WM-SEMERU / ds4se

Data Science for Software Engineering (ds4se) is an academic initiative to perform exploratory and causal inference analysis on software engineering artifacts and metadata. Data Management, Analysis, and Benchmarking for DL and Traceability.
https://wm-csci-435-f19.github.io/ds4se/
Apache License 2.0
7 stars 3 forks source link

Causality library exploration #102

Open scheurich-sarah opened 3 years ago

scheurich-sarah commented 3 years ago

There are a few well-known software packages for studying causal inference in the statistics community, such as SAS and SPSS, unfortunately these platforms can be somewhat esoteric, inconvenient (more LOC to accomplish the same tasks), and costly. Causal inference has been used extensively in fields like medicine and economics to answer "what if" questions and other fields are increasingly looking to causal inference to explain the 'why' behind correlations observed in machine learning.
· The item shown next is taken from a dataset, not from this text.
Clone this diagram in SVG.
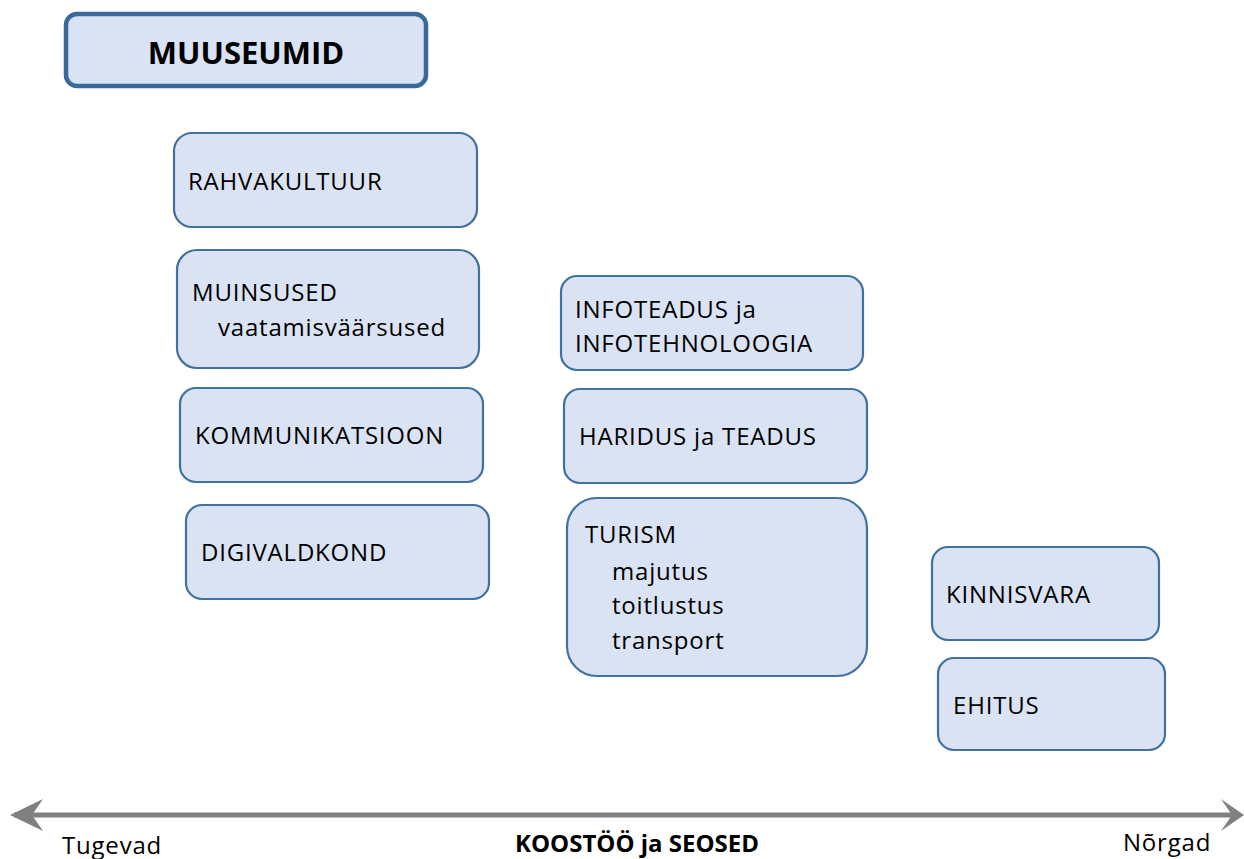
<svg xmlns="http://www.w3.org/2000/svg" width="1244" height="859" viewBox="0 0 1244 859">
<style>
.n{fill:#dae3f3;stroke:#41719c;stroke-width:2.2}
.t{font-family:"Open Sans","Liberation Sans",sans-serif;font-size:24px;letter-spacing:0.8px;fill:#000}
.b{font-family:"Open Sans","Liberation Sans",sans-serif;font-weight:bold;fill:#000}
.ax{stroke:#808080;stroke-width:5;fill:none}
</style>
<rect width="1244" height="859" fill="#fff"/>
<g id="muuseumid"><rect x="66" y="14" width="360" height="72" rx="11" fill="#dae3f3" stroke="#3a6899" stroke-width="4.5"/><text class="b" x="246" y="64" font-size="31" text-anchor="middle">MUUSEUMID</text></g>
<g id="rahvakultuur"><rect class="n" x="174" y="133" width="303" height="94" rx="18"/><text class="t" x="188" y="190">RAHVAKULTUUR</text></g>
<g id="muinsused"><rect class="n" x="177" y="250" width="302" height="118" rx="20"/><text class="t" x="192" y="301">MUINSUSED</text><text class="t" x="218" y="336">vaatamisväärsused</text></g>
<g id="kommunikatsioon"><rect class="n" x="180" y="388" width="303" height="94" rx="16"/><text class="t" x="195" y="444">KOMMUNIKATSIOON</text></g>
<g id="digivaldkond"><rect class="n" x="186" y="505" width="303" height="94" rx="16"/><text class="t" x="201" y="561">DIGIVALDKOND</text></g>
<g id="infoteadus"><rect class="n" x="561" y="276" width="302" height="94" rx="16"/><text class="t" x="575" y="318">INFOTEADUS ja</text><text class="t" x="575" y="352">INFOTEHNOLOOGIA</text></g>
<g id="haridus"><rect class="n" x="564" y="389" width="303" height="94" rx="16"/><text class="t" x="579" y="445">HARIDUS ja TEADUS</text></g>
<g id="turism"><rect class="n" x="567" y="498" width="300" height="178" rx="30"/><text class="t" x="585" y="543">TURISM</text><text class="t" x="612" y="580">majutus</text><text class="t" x="612" y="614">toitlustus</text><text class="t" x="612" y="649">transport</text></g>
<g id="kinnisvara"><rect class="n" x="932" y="547" width="227" height="93" rx="16"/><text class="t" x="946" y="603">KINNISVARA</text></g>
<g id="ehitus"><rect class="n" x="938" y="658" width="227" height="92" rx="16"/><text class="t" x="953" y="714">EHITUS</text></g>
<g id="connectors">
<line class="ax" x1="14" y1="815" x2="1238" y2="815"/>
<path d="M10 815 L43 799 L32 815 L43 831 Z" fill="#808080"/>
<path d="M1244 815 L1221 799 L1232 815 L1221 831 Z" fill="#808080"/>
</g>
<text class="t" x="62" y="854">Tugevad</text>
<text class="b" x="637" y="852" font-size="24" text-anchor="middle">KOOSTÖÖ ja SEOSED</text>
<text class="t" x="1123" y="851">Nõrgad</text>
</svg>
At the intersection of increased interest and convenience, stand libraries such as causality (pypi) and doWhy (Microsoft Research) which offer xxx causal xxx and simplistic integration into existing python-based research environments. In fact, doWhy documentation identifies an end goal to make causal inference as commonplace as typical exploratory data analysis via 'dowhy.api'.

Employ the doWhy library and develop a causal process that leverages counterfactual reasoning to explore the impact of method level or class level granularity and different pre-processing strategies on software traceability.